L'objectif de ce billet est plutôt lié à l'évolution très intéressante et singulière qu'a subi l'UJI. En effet, le groupe s'est scindé à partir d'un autre groupe terroriste ouzbek (l'Union pour un Mouvement Islamique - UMI) fortement implanté en Ouzbékistan et qui combat le régime en place. Contrairement à l'UMI, l'UJI est plus radical dans son interprétation de l'Islam, mais la scission a essentiellement été le résultat d'un désaccord sur la stratégie, plus que sur l'idéologie. Si l'objectif de l'UMI est local (ou "traditionnel" pour ceux qui aiment la distinction entre "ancien" et "nouveau" terrorisme), l'objectif de l'UJI est global puisque le groupe a entièrement adopté l'agenda de Ben Laden.
Aujourd'hui, l'UJI est essentiellement implanté au Pakistan (où il dispose de camps d'entraînement), et mène des actions en Afghanistan. Il semble bénéficier de fortes connections dans le monde turcophone, y compris en Allemagne.
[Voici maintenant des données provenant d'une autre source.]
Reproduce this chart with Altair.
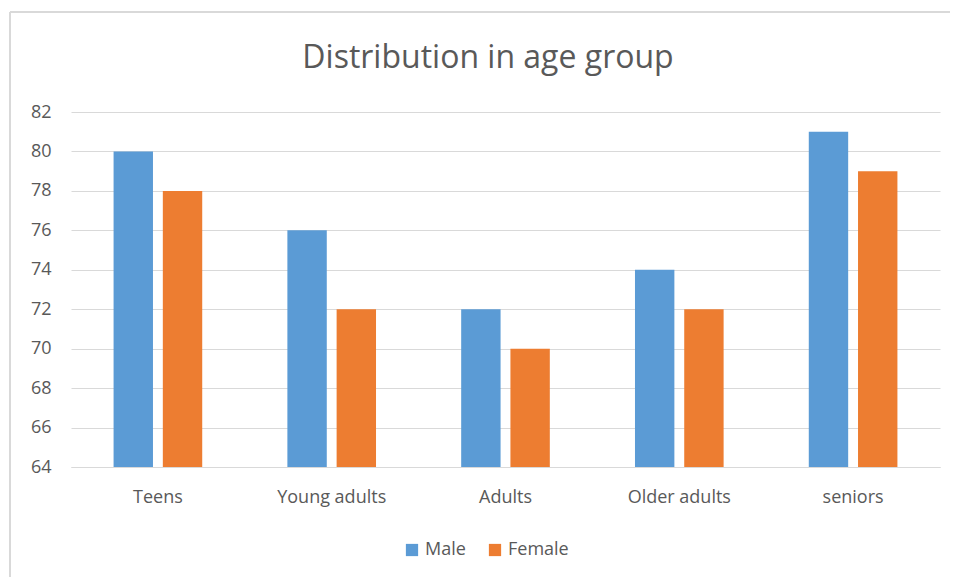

Cependant, le groupe n'est que faiblement présent en Ouzbékistan et semble peu investi dans les actions locales (qui sont plutôt l'oeuvre de l'UMI).
Dès lors, l'UJI a subi une mutation de la lutte locale vers la lutte globale, avec un abandon presque total de la composante locale. Cette mutation largement (voire totalement) ignorée est pourtant complètement unique et distincte de l'évolution d'autres groupes, comme al-Qaïda au Maghreb Islamique (AQMI) en Algérie qui, comme je l'ai déjà expliqué, a évolué d'une insurrection locale vers une insurrection glocale, c'est-à-dire ayant un agenda mêlant le global et le local.
L'étude de cette mutation me semblerait une importante contribution à la littérature et à la communauté contre-terroriste, afin de pouvoir évaluer en connaissance l'ensemble des scénarios possibles d'évolution du jihad mondial.
UPDATE: Il semble qu'il y ait eu transmission de pensée puisque la NEFA Fondation vient de publier aujourd'hui (donc un jour après mon article) un rapport sur l'UJI.
En outre, il me revient à l'esprit qu'Alliot-Marie avait mentionné l'arrestation de terroristes d'Asie Centrale à Mulhouse...s'agissait-il de membres de l'UJI?
«Rien n'est plus facile que de dénoncer un malfaiteur; rien n'est plus difficile que de le comprendre»
---Fédor Dostoïevski
lundi 13 octobre 2008
Entre Glocalisation et Globalisation: Le Cas Ouzbek (UPDATED)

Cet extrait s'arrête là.